I quite understand the point Stuart Nicholson was making in a recent Observer review of new discs by Acoustic Ladyland and Troyka. He alluded to Ladyland main man Pete Wareham’s wariness of the label because it ends up keeping his music away from a rock crowd, which is the one Wareham feels is its natural audience (I am making assumptions here and am happy to be put right if this is not the case).

And I understand that survival and one’s own career need to come first. But, taking the bigger view, both Nicholson and Wareham would be better served, I reckon, showing some allegiance to the history and faith in the concept of jazz, surely? That is what has inspired them to get to where they have got to today. And if they feel that is not where their natural audience now resides, surely it’s time to bring their audience into the house of jazz, not leave it.

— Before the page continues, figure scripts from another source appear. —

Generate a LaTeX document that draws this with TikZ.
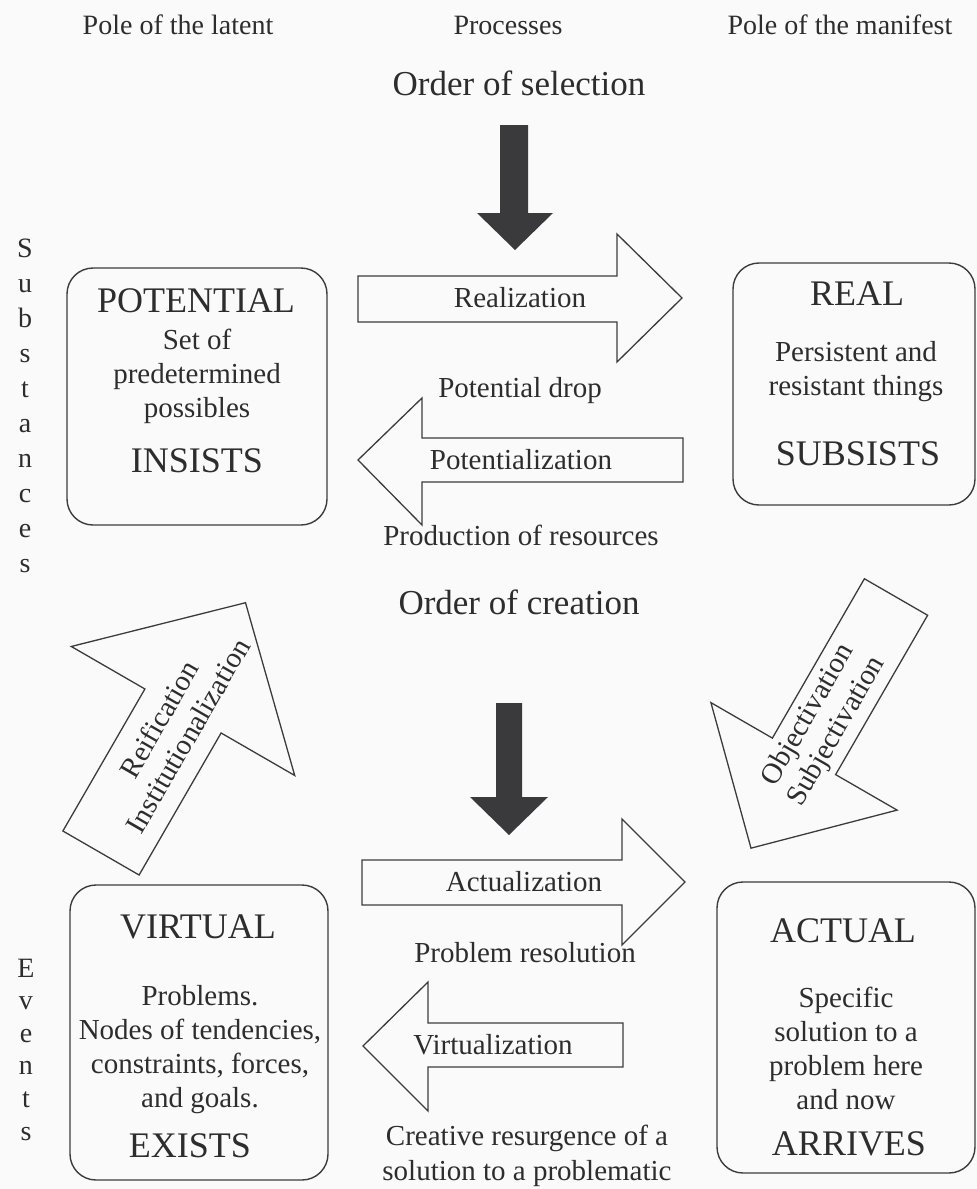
\documentclass[tikz,border=0pt]{standalone}
\usepackage{fontspec}
\setmainfont{Liberation Serif}
\usepackage{xcolor}
\definecolor{inkGray}{RGB}{45,45,45}
\definecolor{lineGray}{RGB}{60,60,60}
\definecolor{darkArrow}{RGB}{58,58,60}
\definecolor{paperWhite}{RGB}{250,250,250}

\begin{document}
\begin{tikzpicture}[x=1pt, y=-1pt,
    every node/.style={text=inkGray, inner sep=0pt},
    pole/.style={draw=lineGray, line width=1.4pt, rounded corners=26pt},
    bigword/.style={anchor=base, font=\fontsize{36}{40}\selectfont},
    bodytext/.style={anchor=base, align=center, font=\fontsize{29}{34}\selectfont},
    header/.style={anchor=base, font=\fontsize{28}{32}\selectfont},
    ordertext/.style={anchor=base, font=\fontsize{35}{40}\selectfont},
    sidetext/.style={anchor=base, align=center, font=\fontsize{28}{35}\selectfont},
    blockarrow/.style={draw=lineGray, line width=1.3pt, line join=miter},
    proclabel/.style={align=center, font=\fontsize{29}{33}\selectfont}]
    % Page
    \fill[paperWhite] (0,0) rectangle (977,1189);
    \useasboundingbox (0,0) rectangle (977,1189);

    % Column headers
    \node[header] (latent) at (178,34) {Pole of the latent};
    \node[header] (processes) at (508,34) {Processes};
    \node[header] (manifest) at (840,34) {Pole of the manifest};

    % Orders
    \node[ordertext] (selection) at (519,95) {Order of selection};
    \node[ordertext] (creation) at (519,614) {Order of creation};
    \fill[darkArrow] (500,125) -- (528,125) -- (528,213) -- (553,213) -- (515,250) -- (477,213) -- (500,213) -- cycle;
    \fill[darkArrow] (496,703) -- (522,703) -- (522,797) -- (548,797) -- (509,835) -- (470,797) -- (496,797) -- cycle;

    % Side labels (base = last line)
    \node[sidetext] (substances) at (25,572) {S\\u\\b\\s\\t\\a\\n\\c\\e\\s};
    \node[sidetext, font=\fontsize{28}{32.6}\selectfont] (events) at (26,1140) {E\\v\\e\\n\\t\\s};

    % Potential
    \node[pole, minimum width=260pt, minimum height=257pt] (potential) at (197,396.5) {};
    \node[bigword] (potTitle) at (196,312) {POTENTIAL};
    \node[bodytext] (potText) at (197,417) {Set of\\predetermined\\possibles};
    \node[bigword] (insists) at (197,472) {INSISTS};

    % Real
    \node[pole, minimum width=242pt, minimum height=242pt] (real) at (854,384) {};
    \node[bigword] (realTitle) at (857,305) {REAL};
    \node[bodytext] (realText) at (856,395) {Persistent and\\resistant things};
    \node[bigword] (subsists) at (858,465) {SUBSISTS};

    % Virtual
    \node[pole, minimum width=258pt, minimum height=295pt] (virtual) at (199,1032.5) {};
    \node[bigword] (virtTitle) at (198,938) {VIRTUAL};
    \node[bodytext] (virtText) at (200,1107) {Problems.\\Nodes of tendencies,\\constraints, forces,\\and goals.};
    \node[bigword] (exists) at (190,1157) {EXISTS};

    % Actual
    \node[pole, minimum width=258pt, minimum height=291pt] (actual) at (846,1027.5) {};
    \node[bigword] (actTitle) at (843,942) {ACTUAL};
    \node[bodytext] (actText) at (846,1109) {Specific\\solution to a\\problem here\\and now};
    \node[bigword] (arrives) at (849,1155) {ARRIVES};

    % Processes between latent and manifest
    \draw[blockarrow] (358,276) -- (617,276) -- (617,234) -- (682,298) -- (617,362) -- (617,322) -- (358,322) -- cycle;
    \node[proclabel] (realization) at (520,298) {Realization};
    \node[bodytext] (drop) at (520,397) {Potential drop};
    \draw[blockarrow] (683,438) -- (422,438) -- (422,398) -- (358,460) -- (422,525) -- (422,482) -- (683,482) -- cycle;
    \node[proclabel] (potentialization) at (521,460) {Potentialization};
    \node[bodytext] (resources) at (521,545) {Production of resources};

    \draw[blockarrow] (362,860) -- (622,860) -- (622,819) -- (685,882) -- (622,945) -- (622,905) -- (362,905) -- cycle;
    \node[proclabel] (actualization) at (524,882) {Actualization};
    \node[bodytext] (resolution) at (525,962) {Problem resolution};
    \draw[blockarrow] (623,1023) -- (428,1023) -- (428,982) -- (363,1046) -- (428,1111) -- (428,1067) -- (623,1067) -- cycle;
    \node[proclabel] (virtualization) at (493,1045) {Virtualization};
    \node[bodytext, font=\fontsize{29}{35}\selectfont] (resurgence) at (527,1180) {Creative resurgence of a\\solution to a problematic};

    % Between substances and events
    \begin{scope}[shift={(101,853)}, rotate=60]
        \draw[blockarrow] (0,-44) -- (164,-44) -- (164,-129) -- (289,0) -- (164,129) -- (164,44) -- (0,44) -- cycle;
        \node[proclabel, rotate=60] (reification) at (145,0) {Reification\\Institutionalization};
    \end{scope}
    \begin{scope}[shift={(896,597)}, rotate=240]
        \draw[blockarrow] (0,-36.5) -- (184,-36.5) -- (184,-107.5) -- (290,0) -- (184,107.5) -- (184,36.5) -- (0,36.5) -- cycle;
        \node[proclabel, rotate=60] (objectivation) at (146,0) {Objectivation\\Subjectivation};
    \end{scope}
\end{tikzpicture}
\end{document}
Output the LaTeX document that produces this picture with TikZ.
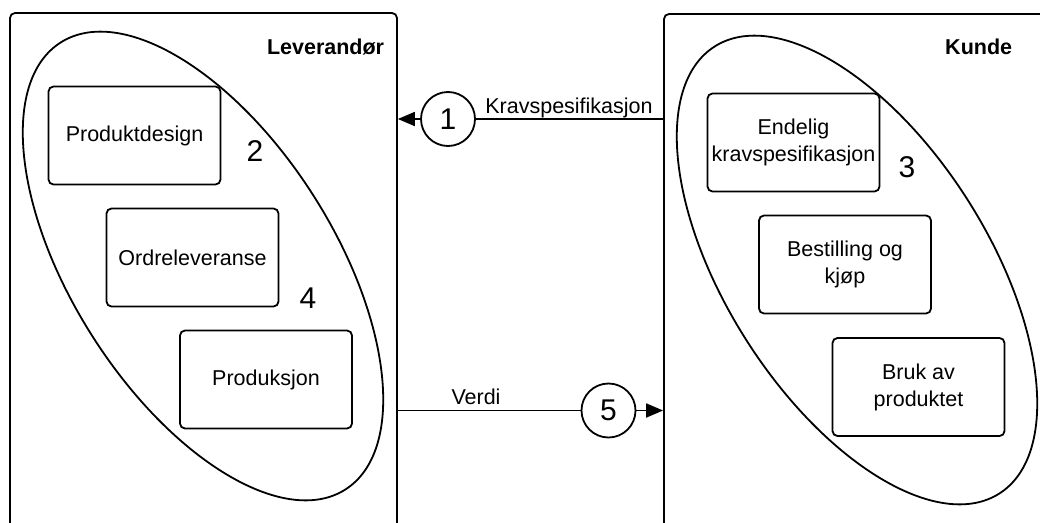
\documentclass[tikz,border=0pt]{standalone}
\usepackage{fontspec}
\setmainfont{Liberation Sans}
\usetikzlibrary{shapes.geometric,arrows.meta}
\newcommand{\bodyfont}{\fontsize{21.5}{27}\selectfont}
\newcommand{\bignumfont}{\fontsize{30}{32}\selectfont}
\begin{document}
\begin{tikzpicture}[x=1pt,y=-1pt,
  every path/.style={line width=1.8pt},
  panel/.style={draw, line width=1.8pt, rounded corners=5pt, inner sep=0pt},
  taskbox/.style={draw, line width=1.8pt, rounded corners=5pt, minimum width=172pt,
    minimum height=98pt, align=center, font=\bodyfont, inner sep=2pt},
  oval/.style={draw, line width=1.8pt, ellipse, minimum width=530pt, minimum height=262pt,
    inner sep=0pt, rotate=-57.5},
  numcirc/.style={draw, line width=1.8pt, circle, minimum size=54pt, inner sep=0pt,
    font=\bignumfont},
  bignum/.style={font=\bignumfont, inner sep=0pt},
  title/.style={font=\bodyfont\bfseries, inner sep=0pt, anchor=base east},
  flowlabel/.style={font=\bodyfont, inner sep=0pt, anchor=base},
  flow/.style={line width=1.8pt},
  tip/.style={-{Triangle[length=17pt,width=14pt]}}
]
\useasboundingbox (0,0) rectangle (1040,522);

% two parties
\node[panel, minimum width=387pt, minimum height=560pt] (lev) at (203.5,293) {};
\node[panel, minimum width=420pt, minimum height=560pt] (kunde) at (874,294) {};
\node[title] (levtitle) at (385,54) {Leverandør};
\node[title] (kundetitle) at (1013,54) {Kunde};

% process groups
\node[oval] (levoval) at (203,266) {};
\node[oval] (kundeoval) at (857,270) {};

% supplier activities
\node[taskbox] (design) at (134.5,135.5) {Produktdesign};
\node[taskbox] (ordre) at (192.5,257.5) {Ordreleveranse};
\node[taskbox] (prod) at (266,379.5) {Produksjon};
\node[bignum] (n2) at (255,151) {2};
\node[bignum] (n4) at (308,298) {4};

% customer activities
\node[taskbox] (endelig) at (793.5,142.5) {Endelig\\kravspesifikasjon};
\node[taskbox] (bestilling) at (845,264.5) {Bestilling og\\kjøp};
\node[taskbox] (bruk) at (918.5,387) {Bruk av\\produktet};
\node[bignum] (n3) at (907,167) {3};

% exchanges between the parties
\node[numcirc] (c1) at (448,119) {1};
\node[numcirc] (c5) at (608.5,410.5) {5};
\node[flowlabel] (kravlbl) at (569,113) {Kravspesifikasjon};
\node[flowlabel] (verdilbl) at (476,404) {Verdi};

\draw[flow] (kunde.west |- c1.east) -- (c1.east);
\draw[flow, tip] (c1.west) -- (lev.east |- c1.west);
\draw[flow] (lev.east |- c5.west) -- (c5.west);
\draw[flow, tip] (c5.east) -- (kunde.west |- c5.east);
\end{tikzpicture}
\end{document}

It was the same story with Soweto Kinch and his frustration at not having his CDs in the hip-hop racks. But, a vague awareness of the coverage Kinch has received over the years (no accurate research or survey here) would suggest that most of the coverage he gets is in the jazz media. It’s difficult enough being a musician. There’s no need to add to the anguish by rejecting the followers you do have in order to go after ones you might not get, or certainly not in great enough numbers. Babies and bathwater seem to apply.

I don’t think Ornette Coleman is particularly embarrassed about being referred to as a jazz musician, is he? I’m not sure that John Zorn is, and I don’t think Derek Bailey was either. And that jazz can encompass Peter Brotzmann and Frank Sinatra is, to my mind, cause for celebration, not alarm. Surely to make whatever music is in your heart and mind and then add jazz to it as a label of convenience is to say all the right things about it? About its freedom, about its honesty, about its sincerity, about its dedication to tackling the most important and difficult challenges in music – that of spontaneous composition.

Jazz has always been a broad church – let’s just keep throwing its doors wide open and inviting everyone in.